Stated task: Retype exactly the lines from the line containing "Write a component" through the line containing "const yTicks = [0, 2, 4, 6, 8, 10];", both included, and nothing more; skip the pictures.

Material for the task:
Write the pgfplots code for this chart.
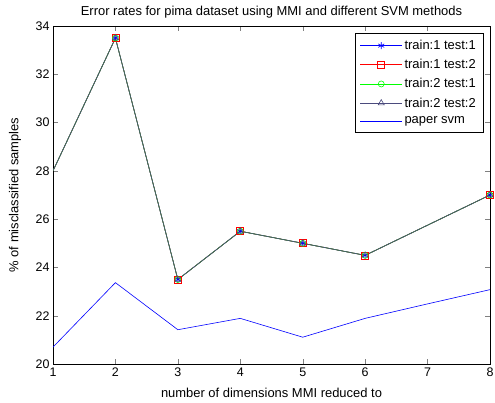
\documentclass[border=0pt]{standalone}
\usepackage{pgfplots}
\pgfplotsset{compat=1.18}
\usepackage{fontspec}
\setmainfont{Liberation Sans}
\definecolor{navy}{RGB}{75,75,125}

\begin{document}
\begin{tikzpicture}
\begin{axis}[
    width=437bp, height=338bp,
    scale only axis,
    title={Error rates for pima dataset using MMI and different SVM methods},
    title style={font=\fontsize{13}{14}\selectfont, at={(axis description cs:0.5,1.006)}, anchor=south, inner sep=0pt},
    xlabel={number of dimensions MMI reduced to},
    ylabel={\% of misclassified samples},
    label style={font=\fontsize{13}{14}\selectfont},
    xlabel style={at={(axis description cs:0.5,-0.086)}, anchor=center},
    ylabel style={at={(axis description cs:-0.087,0.5)}, anchor=center},
    tick label style={font=\fontsize{12.5}{13}\selectfont},
    /pgf/number format/assume math mode=true,
    xmin=1, xmax=8,
    ymin=20, ymax=34,
    xtick={1,2,3,4,5,6,7,8},
    ytick={20,22,24,26,28,30,32,34},
    tick align=inside,
    major tick length=5bp,
    axis line style={black},
    every axis plot/.append style={line width=0.6bp},
    legend style={font=\fontsize{13}{14}\selectfont, at={(rel axis cs:1,1)}, xshift=-7bp, yshift=-7bp, anchor=north east, row sep=4.3bp, inner sep=5bp},
    legend cell align=left,
    legend image code/.code={\draw[mark repeat=2, mark phase=2] plot coordinates {(0bp,0bp)(21bp,0bp)(42bp,0bp)};},
]
\addplot[color=blue, mark=asterisk, mark size=3.5bp, mark indices={2,3,4,5,6,7}, legend image post style={mark indices={2}}]
coordinates {(1,28)(2,33.5)(3,23.5)(4,25.5)(5,25)(6,24.5)(8,27)};
\addlegendentry{train:1 test:1}

\addplot[color=red, mark=square, mark size=3.5bp, mark indices={2,3,4,5,6,7}, legend image post style={mark indices={2}}]
coordinates {(1,28)(2,33.5)(3,23.5)(4,25.5)(5,25)(6,24.5)(8,27)};
\addlegendentry{train:1 test:2}

\addplot[color=green, mark=o, mark size=3bp, mark indices={2,3,4,5,6,7}, legend image post style={mark indices={2}}]
coordinates {(1,28)(2,33.5)(3,23.5)(4,25.5)(5,25)(6,24.5)(8,27)};
\addlegendentry{train:2 test:1}

\addplot[color=navy, mark=triangle, mark size=3.5bp, mark indices={2,3,4,5,6,7}, legend image post style={mark indices={2}}]
coordinates {(1,28)(2,33.5)(3,23.5)(4,25.5)(5,25)(6,24.5)(8,27)};
\addlegendentry{train:2 test:2}

\addplot[color=blue, forget plot]
coordinates {(1,20.7)(2,23.37)(3,21.42)(4,21.89)(5,21.11)(6,21.89)(7,22.49)(8,23.08)};
\addlegendimage{color=blue, mark=none, line width=0.6bp}
\addlegendentry{paper svm}
\end{axis}
\pgfresetboundingbox
\path[use as bounding box] (-53bp,-39bp) rectangle (442bp,364bp);
\end{tikzpicture}
\end{document}
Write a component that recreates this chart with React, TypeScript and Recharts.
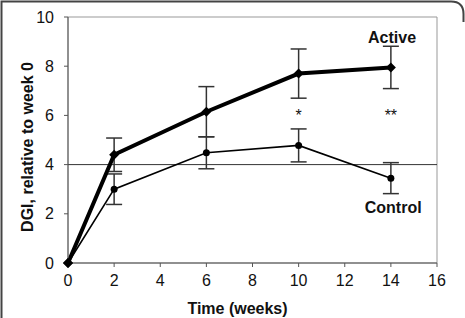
import React from 'react';
import {
  LineChart,
  Line,
  XAxis,
  YAxis,
  ErrorBar,
  ReferenceLine,
  ReferenceDot,
  ReferenceArea,
} from 'recharts';

const weeks = [0, 2, 6, 10, 14];
const activeMean = [0, 4.4, 6.15, 7.7, 7.95];
const activeErr = [0, 0.68, 1.02, 1.0, 0.86];
const controlMean = [0, 3.0, 4.48, 4.78, 3.45];
const controlErr = [0, 0.62, 0.65, 0.67, 0.63];

const xTicks = [0, 2, 4, 6, 8, 10, 12, 14, 16];
const yTicks = [0, 2, 4, 6, 8, 10];

// significance marks and series captions, in data coordinates
const notes = [
  { x: 10, y: 6.0, text: '*', size: 16, bold: false },
  { x: 14, y: 6.0, text: '**', size: 16, bold: false },
  { x: 14.05, y: 9.19, text: 'Active', size: 16, bold: true },
  { x: 14.1, y: 2.24, text: 'Control', size: 16, bold: true },
];

const rows = weeks.map((w, i) => ({
  week: w,
  active: activeMean[i],
  activeErr: activeErr[i],
  control: controlMean[i],
  controlErr: controlErr[i],
}));

const FONT = '"Liberation Sans", Arial, sans-serif';

const Diamond = (props: any) => {
  const { cx, cy } = props;
  if (cx == null || cy == null) return null;
  const s = 5;
  return <path d={`M${cx},${cy - s}L${cx + s},${cy}L${cx},${cy + s}L${cx - s},${cy}Z`} fill="#000" />;
};

const Dot = (props: any) => {
  const { cx, cy, index } = props;
  if (cx == null || cy == null) return null;
  if (index === 0) return <Diamond cx={cx} cy={cy} />;
  return <circle cx={cx} cy={cy} r={3.5} fill="#000" />;
};

const NoteLabel = (text: string, size: number, bold: boolean) => (p: any) => {
  const { viewBox } = p;
  const x = viewBox.x + (viewBox.width || 0) / 2;
  const y = viewBox.y + (viewBox.height || 0) / 2;
  return (
    <text x={x} y={y} dy="0.35em" textAnchor="middle" fontFamily={FONT} fontSize={size} fontWeight={bold ? 700 : 400} fill="#111">
      {text}
    </text>
  );
};

const XTitle = (p: any) => {
  const { viewBox } = p;
  const x = viewBox.x + viewBox.width / 2 - 15;
  const y = viewBox.y + 45;
  return (
    <text x={x} y={y} dy="0.35em" textAnchor="middle" fontFamily={FONT} fontSize={16} fontWeight={700} fill="#111">
      Time (weeks)
    </text>
  );
};

const YTitle = (p: any) => {
  const { viewBox } = p;
  const x = viewBox.x + 9;
  const y = viewBox.y + viewBox.height / 2 + 7;
  return (
    <text x={x} y={y} dy="0.35em" transform={`rotate(-90, ${x}, ${y})`} textAnchor="middle" fontFamily={FONT} fontSize={16} fontWeight={700} fill="#111">
      DGI, relative to week 0
    </text>
  );
};

export default function App() {
  return (
    <div style={{ position: 'absolute', left: 0, top: 0, width: 465, height: 318, background: '#fff' }}>
      <svg width={465} height={318} style={{ position: 'absolute', left: 0, top: 0 }}>
        <path d="M1.5,318 L1.5,1.5 L451,1.5 Q463.5,1.5 463.5,14 L463.5,22" fill="none" stroke="#444" strokeWidth={2} />
      </svg>
      <div style={{ position: 'absolute', left: 0, top: 0 }}>
        <LineChart width={465} height={318} data={rows} margin={{ top: 17, right: 28, bottom: 25, left: 18 }}>
          <ReferenceArea x1={0} x2={16} y1={0} y2={10} fill="none" stroke="#999" strokeWidth={1} ifOverflow="visible" />
          <XAxis
            dataKey="week"
            type="number"
            domain={[0, 16]}
            ticks={xTicks}
            tickSize={4}
            tickMargin={8}
            height={30}
            axisLine={{ stroke: '#555' }}
            tickLine={{ stroke: '#555' }}
            tick={{ fontFamily: FONT, fontSize: 16, fill: '#111' }}
            label={<XTitle />}
          />
          <YAxis
            type="number"
            domain={[0, 10]}
            ticks={yTicks}
            tickSize={4}
            tickMargin={10}
            width={50}
            axisLine={{ stroke: '#555' }}
            tickLine={{ stroke: '#555' }}
            tick={{ fontFamily: FONT, fontSize: 16, fill: '#111' }}
            label={<YTitle />}
          />
          <ReferenceLine y={4} stroke="#333" strokeWidth={1} />
          <Line
            dataKey="control"
            stroke="#000"
            strokeWidth={1.6}
            dot={<Dot />}
            isAnimationActive={false}
          >
            <ErrorBar dataKey="controlErr" width={8} stroke="#333" strokeWidth={1.5} direction="y" />
          </Line>
          <Line
            dataKey="active"
            stroke="#000"
            strokeWidth={4}
            dot={<Diamond />}
            isAnimationActive={false}
          >
            <ErrorBar dataKey="activeErr" width={8} stroke="#333" strokeWidth={1.5} direction="y" />
          </Line>
          {notes.map((n) => (
            <ReferenceDot
              key={n.text}
              x={n.x}
              y={n.y}
              r={0}
              fill="none"
              stroke="none"
              ifOverflow="visible"
              label={NoteLabel(n.text, n.size, n.bold)}
            />
          ))}
        </LineChart>
      </div>
    </div>
  );
}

Exercise answer:
Write a component that recreates this chart with React, TypeScript and Recharts.
import React from 'react';
import {
  LineChart,
  Line,
  XAxis,
  YAxis,
  ErrorBar,
  ReferenceLine,
  ReferenceDot,
  ReferenceArea,
} from 'recharts';

const weeks = [0, 2, 6, 10, 14];
const activeMean = [0, 4.4, 6.15, 7.7, 7.95];
const activeErr = [0, 0.68, 1.02, 1.0, 0.86];
const controlMean = [0, 3.0, 4.48, 4.78, 3.45];
const controlErr = [0, 0.62, 0.65, 0.67, 0.63];

const xTicks = [0, 2, 4, 6, 8, 10, 12, 14, 16];
const yTicks = [0, 2, 4, 6, 8, 10];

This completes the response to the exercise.